COLUMBIA, Mo. (AP) — The University of Missouri will end a nine-year partnership with the Confucius Institute in August because of changing federal guidelines for the program, university officials announced Wednesday.
The institute, which is mostly funded by the Chinese Ministry of Education, hosts lectures, trips and other events that promote Chinese culture. Visiting Chinese instructors also teach classes in Mandarin in the Columbia public school district.
Universities across the U.S. have opened Confucius Institutes, although some have closed them after critics raised concerns about the program's possible political influence in academics.
The U.S. State Department notified Missouri in July that it would begin requiring state-certified teachers in Mandarin to be in every classroom with Confucius Institute staff.
"While Missouri-certified Mandarin Chinese language teachers were in the classroom with CI staff, recruiting and supporting the necessary certified Chinese language teachers would be cost prohibitive, said Mary Stegmaier, interim vice provost for international programs.
Currently, 13 student interns with the institute teach Chinese language classes in Columbia public schools, with a full-time Missouri-certified teacher in each classroom. The district plans to continue offering Chinese and the university will work with the school district to ensure students will be able to continue Mandarin studies, the university said.
A bipartisan report from Congress in February 2019 urged U.S. colleges and universities to cut ties with the institutes, concluding that the partnerships give Chinese authorities too much control over U.S. programs. FBI Director Christopher Wray testified to Congress that the agency was monitoring Confucius Institutes, saying they had displayed "a fairly significant pattern of espionage."

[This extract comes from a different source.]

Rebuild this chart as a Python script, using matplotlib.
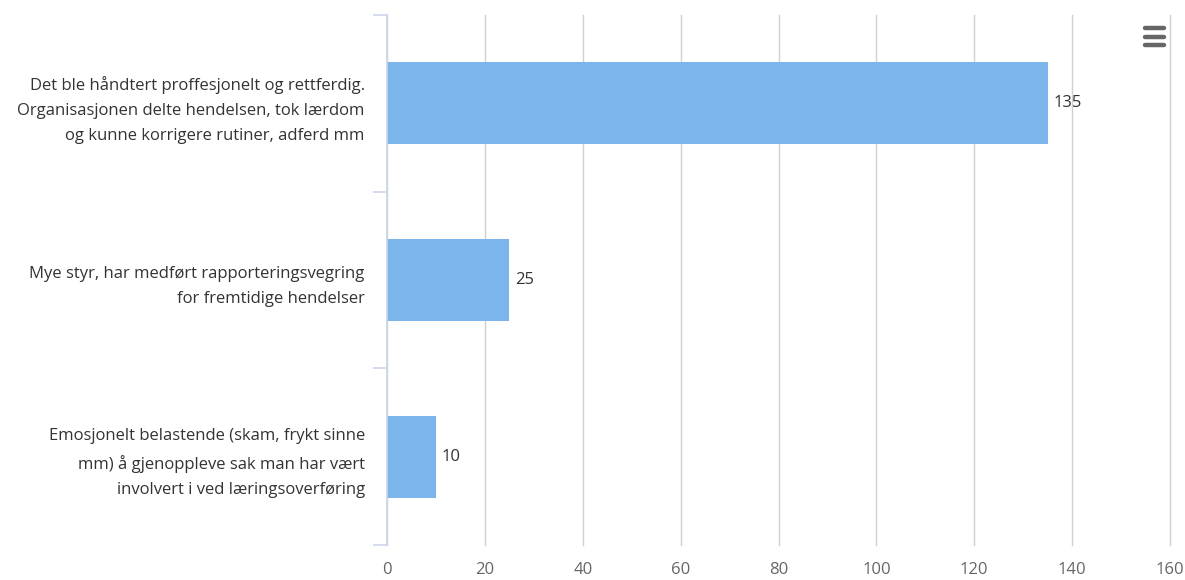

The University of Missouri monitored the institute in Columbia closely and an audit found no evidence of espionage or wrongdoing, system President Mun Choi said in September 2019.
Sen. Josh Hawley, a Missouri Republican, was one of the leading critics of the institutes. Hawley tweeted on Wednesday that he was pleased with the University of Missouri's decision.
“As the State Department warned Mizzou in July 2019, and as I have repeatedly stated, this program presented security risks for students and the university as a whole,” he said.